▸ Problem to solve
Keep only those lines of the records that include the string "this".

(A block of data)
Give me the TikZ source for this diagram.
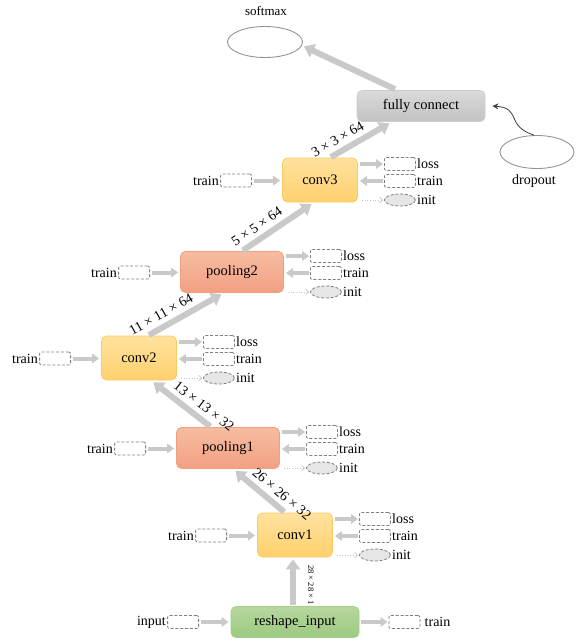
\documentclass[tikz,border=0pt]{standalone}
\usepackage{fontspec}
\setmainfont{Liberation Serif}
\usetikzlibrary{arrows.meta,shapes.geometric,calc}
\definecolor{arrowgray}{HTML}{C9C9C9}
\definecolor{dashgray}{HTML}{7F7F7F}
\definecolor{initfill}{HTML}{E6E6E6}
\definecolor{convtop}{HTML}{FFE29E}
\definecolor{convbot}{HTML}{FFD06E}
\definecolor{convline}{HTML}{FBCB62}
\definecolor{pooltop}{HTML}{F7BCA1}
\definecolor{poolbot}{HTML}{F2A082}
\definecolor{poolline}{HTML}{EFA083}
\definecolor{fctop}{HTML}{DADADA}
\definecolor{fcbot}{HTML}{C2C2C2}
\definecolor{fcline}{HTML}{CDCDCD}
\definecolor{retop}{HTML}{B6D89E}
\definecolor{rebot}{HTML}{9CC97F}
\definecolor{reline}{HTML}{A5CE8A}
\begin{document}
\begin{tikzpicture}[x=1pt,y=-1pt,font=\fontsize{14}{16}\selectfont,
  mainbox/.style={rounded corners=5pt,line width=0.8pt,inner sep=0pt,font=\fontsize{14.5}{16}\selectfont},
  convbox/.style={mainbox,draw=convline,top color=convtop,bottom color=convbot,minimum width=75pt,minimum height=44pt},
  poolbox/.style={mainbox,draw=poolline,top color=pooltop,bottom color=poolbot,minimum width=103pt,minimum height=41pt},
  fcbox/.style={mainbox,draw=fcline,top color=fctop,bottom color=fcbot,minimum width=128pt,minimum height=31pt},
  rebox/.style={mainbox,draw=reline,top color=retop,bottom color=rebot,minimum width=128pt,minimum height=31pt},
  dbox/.style={draw=dashgray,line width=0.8pt,dash pattern=on 3pt off 1.8pt,rounded corners=2pt,minimum width=31pt,minimum height=13pt,inner sep=0pt},
  dell/.style={ellipse,draw=dashgray,line width=0.8pt,dash pattern=on 3pt off 1.8pt,fill=initfill,minimum width=31pt,minimum height=12pt,inner sep=0pt},
  solell/.style={ellipse,draw=gray!85,line width=0.9pt,minimum width=75pt,minimum height=31pt,inner sep=0pt},
  flow/.style={draw=arrowgray,line width=6pt,-{Triangle[width=14pt,length=10pt]}},
  side/.style={draw=arrowgray,line width=4pt,-{Triangle[width=9.5pt,length=7pt]}},
  initarrow/.style={draw=gray!45,line width=0.7pt,dotted,-{Straight Barb[length=3pt,width=6pt]}},
  dimlabel/.style={font=\fontsize{14}{15}\selectfont,inner sep=0.5pt},
  lbl/.style={inner sep=1.2pt}]
\useasboundingbox (0,0) rectangle (580,642);

% main nodes
\node[fcbox] (fc) at (421,106) {fully connect};
\node[convbox] (c3) at (320,180) {conv3};
\node[poolbox] (p2) at (232,272) {pooling2};
\node[convbox] (c2) at (139,358) {conv2};
\node[poolbox] (p1) at (228,448) {pooling1};
\node[convbox] (c1) at (295,535) {conv1};
\node[rebox] (ri) at (295,622) {reshape\_input};

\node[solell] (sm) at (265,42) {};
\node[lbl,font=\fontsize{13}{14}\selectfont] (smlabel) at (266,11) {softmax};
\node[solell,minimum width=74pt,minimum height=33pt] (dr) at (537,152) {};
\node[lbl] (drlabel) at (534,181) {dropout};

% side boxes
\foreach \m in {c3,p2,c2,p1,c1}{
  \node[dbox] (\m-loss) at ($(\m.east)+(42,-16)$) {};
  \node[dbox] (\m-train) at ($(\m.east)+(42,1)$) {};
  \node[dell] (\m-init) at ($(\m.east)+(42,20)$) {};
  \node[lbl,anchor=west] (\m-losslabel) at (\m-loss.east) {loss};
  \node[lbl,anchor=west] (\m-trainlabel) at (\m-train.east) {train};
  \node[lbl,anchor=west] (\m-initlabel) at (\m-init.east) {init};
  \draw[side,shorten <=2pt,shorten >=1pt] (\m.east |- \m-loss) -- (\m-loss.west);
  \draw[side,shorten <=1pt,shorten >=2pt] (\m-train.west) -- (\m.east |- \m-train);
  \draw[initarrow,shorten <=4pt,shorten >=1pt] (\m.east |- \m-init) -- (\m-init.west);
  \node[dbox] (\m-in) at ($(\m.west)+(-46,0.5)$) {};
  \node[lbl,anchor=east] (\m-inlabel) at (\m-in.west) {train};
  \draw[side,shorten <=2pt,shorten >=2pt] (\m-in.east) -- (\m.west |- \m-in);
}

% reshape input side
\node[dbox] (ri-in) at ($(ri.west)+(-47.5,0)$) {};
\node[lbl,anchor=east] (ri-inlabel) at (ri-in.west) {input};
\draw[side,shorten <=2pt,shorten >=2pt] (ri-in.east) -- (ri.west |- ri-in);
\node[dbox] (ri-out) at ($(ri.east)+(45,0)$) {};
\node[lbl,anchor=west] (ri-outlabel) at ($(ri-out.east)+(3,0)$) {train};
\draw[side,shorten <=2pt,shorten >=1pt] (ri.east |- ri-out) -- (ri-out.west);

% main flow
\draw[flow,shorten <=1pt,shorten >=2pt] ([xshift=-2pt]ri.north) -- ([xshift=-2pt]c1.south);
\node[rotate=-90,font=\fontsize{8.5}{9}\selectfont,inner sep=0pt] (dim0) at (311,585) {28 × 28 × 1};
\draw[flow,shorten <=1pt,shorten >=3pt] ([xshift=-10pt]c1.north) -- ([xshift=5pt]p1.south)
  node[pos=0.21,sloped,above=4pt,dimlabel] {26 × 26 × 32};
\draw[flow,shorten <=1pt,shorten >=3pt] ([xshift=-17pt]p1.north) -- ([xshift=12pt]c2.south)
  node[pos=0.24,sloped,above=4pt,dimlabel] {13 × 13 × 32};
\draw[flow,shorten <=1pt,shorten >=3pt] ([xshift=9pt]c2.north) -- ([xshift=-8pt]p2.south)
  node[pos=0.25,sloped,above=4pt,dimlabel] {11 × 11 × 64};
\draw[flow,shorten <=1pt,shorten >=3pt] ([xshift=10pt]p2.north) -- ([xshift=-6pt]c3.south)
  node[pos=0.3,sloped,above=4pt,dimlabel] {5 × 5 × 64};
\draw[flow,shorten <=1pt,shorten >=3pt] ([xshift=10pt]c3.north) -- ([xshift=-29pt]fc.south)
  node[pos=0.22,sloped,above=4pt,dimlabel] {3 × 3 × 64};
\draw[flow,shorten <=2pt,shorten >=1pt] ([xshift=-24pt]fc.north) -- ([yshift=-4pt]sm.east);

% dropout
\draw[draw=black!75,line width=0.8pt,-{Stealth[length=6pt,width=6pt]}]
  ([xshift=-3pt]dr.north) .. controls (505,126) and (522,108) .. ([xshift=7pt]fc.east);
\end{tikzpicture}
\end{document}
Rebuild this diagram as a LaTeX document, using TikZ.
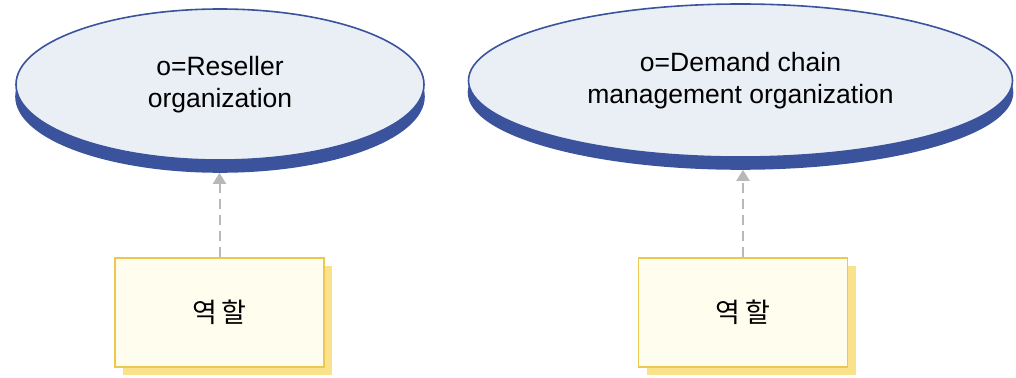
\documentclass[tikz,border=0pt]{standalone}
\usepackage{fontspec}
\setmainfont{Liberation Sans}
\newfontfamily\kofont{Noto Sans CJK KR}
\usepackage{tikz}
\usetikzlibrary{shapes.geometric,shadows,arrows.meta}
\usepackage{xcolor}
\definecolor{orgline}{RGB}{58,83,156}
\definecolor{orgfill}{RGB}{234,239,246}
\definecolor{roleline}{RGB}{236,200,80}
\definecolor{rolefill}{RGB}{255,253,238}
\definecolor{roleshade}{RGB}{250,225,140}
\definecolor{depgray}{RGB}{184,184,184}

\begin{document}
\begin{tikzpicture}[x=1pt, y=-1pt,
    org/.style={ellipse, draw=orgline, fill=orgfill, line width=1.6pt,
        align=center, font=\fontsize{26.5}{32.5}\selectfont,
        copy shadow={shadow xshift=0pt, shadow yshift=-12pt, fill=orgline, draw=orgline}},
    role/.style={rectangle, draw=roleline, fill=rolefill, line width=1.4pt,
        minimum width=209pt, minimum height=109pt, font=\kofont\fontsize{27}{31}\selectfont,
        copy shadow={shadow xshift=8pt, shadow yshift=-8pt, fill=roleshade, draw=none}},
    dep/.style={-{Triangle[width=13pt,length=11pt]}, depgray, line width=2pt,
        dash pattern=on 10pt off 6pt, shorten >=12pt}]
    \useasboundingbox (0,0) rectangle (1016,377);
    % Organisationen
    \node[org, minimum width=408pt, minimum height=151pt] (reseller) at (220,84.5)
        {o=Reseller\\organization};
    \node[org, minimum width=544pt, minimum height=153pt] (demand) at (740.5,80.5)
        {o=Demand chain\\management organization};
    % Rollen
    \node[role] (roleA) at (219.5,312.5) {역\hspace{5pt}할};
    \node[role] (roleB) at (743,312.5) {역\hspace{5pt}할};
    \draw[dep] (roleA.north) -- (roleA.north |- reseller.south);
    \draw[dep] (roleB.north) -- (roleB.north |- demand.south);
\end{tikzpicture}
\end{document}
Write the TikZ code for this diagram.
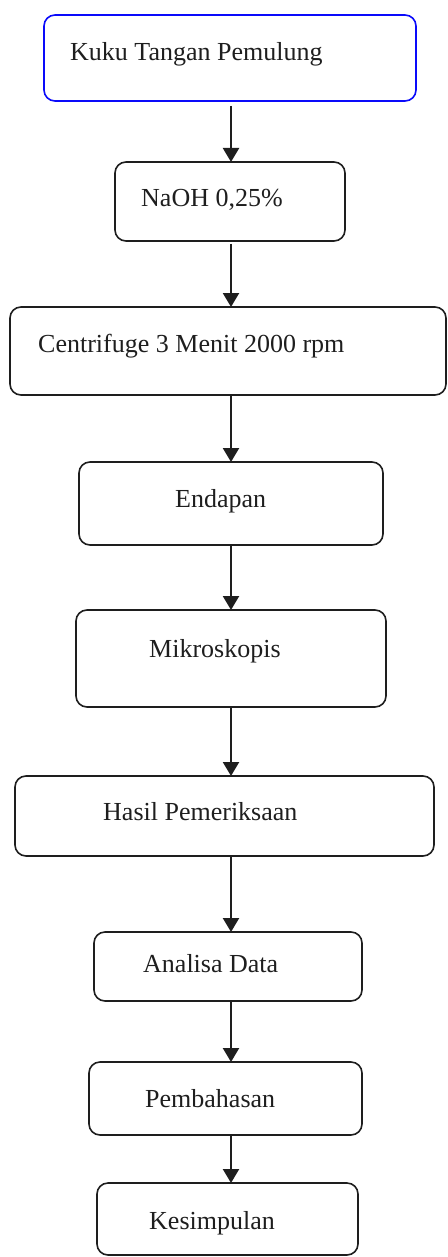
\documentclass[tikz,border=0pt]{standalone}
\usepackage{fontspec}
\setmainfont{Liberation Serif}
\usetikzlibrary{arrows.meta}
\definecolor{boxblue}{RGB}{10,10,250}
\definecolor{ink}{RGB}{30,30,30}
\tikzset{
  box/.style={draw=ink, line width=1.6pt, rounded corners=11pt, inner sep=0pt, outer sep=0pt},
  lbl/.style={anchor=base west, inner sep=0pt, text=ink, font=\fontsize{26}{30}\selectfont},
  arr/.style={draw=ink, line width=2.2pt, -{Triangle[width=16pt,length=14pt]}},
}
\begin{document}
\begin{tikzpicture}[x=1pt,y=-1pt]
\useasboundingbox (0,0) rectangle (447,1257);
\coordinate (ax) at (231,0);
% boxes
\node[box, draw=boxblue, minimum width=372pt, minimum height=86pt] (b1) at (230,58) {};
\node[box, minimum width=230pt, minimum height=79pt] (b2) at (230,201.5) {};
\node[box, minimum width=436pt, minimum height=88pt] (b3) at (228,351) {};
\node[box, minimum width=304pt, minimum height=83pt] (b4) at (231,503.5) {};
\node[box, minimum width=310pt, minimum height=97pt] (b5) at (231,658.5) {};
\node[box, minimum width=419pt, minimum height=80pt] (b6) at (224.5,816) {};
\node[box, minimum width=268pt, minimum height=69pt] (b7) at (228,966.5) {};
\node[box, minimum width=273pt, minimum height=73pt] (b8) at (225.5,1098.5) {};
\node[box, minimum width=261pt, minimum height=72pt] (b9) at (227.5,1219) {};
% labels
\node[lbl] (t1) at (70,61) {Kuku Tangan Pemulung};
\node[lbl] (t2) at (141,207) {NaOH 0,25\%};
\node[lbl] (t3) at (38,352.5) {Centrifuge 3 Menit 2000 rpm};
\node[lbl] (t4) at (175,507) {Endapan};
\node[lbl] (t5) at (149,657) {Mikroskopis};
\node[lbl] (t6) at (103,820) {Hasil Pemeriksaan};
\node[lbl] (t7) at (143,972) {Analisa Data};
\node[lbl] (t8) at (145,1107) {Pembahasan};
\node[lbl] (t9) at (149,1229) {Kesimpulan};
% arrows
\draw[arr, shorten <=5pt] (b1.south -| ax) -- (b2.north -| ax);
\draw[arr, shorten <=3pt] (b2.south -| ax) -- (b3.north -| ax);
\draw[arr] (b3.south -| ax) -- (b4.north -| ax);
\draw[arr] (b4.south -| ax) -- (b5.north -| ax);
\draw[arr] (b5.south -| ax) -- (b6.north -| ax);
\draw[arr] (b6.south -| ax) -- (b7.north -| ax);
\draw[arr] (b7.south -| ax) -- (b8.north -| ax);
\draw[arr] (b8.south -| ax) -- (b9.north -| ax);
\end{tikzpicture}
\end{document}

▸ Correct answer
Give me the TikZ source for this diagram.
Rebuild this diagram as a LaTeX document, using TikZ.
Write the TikZ code for this diagram.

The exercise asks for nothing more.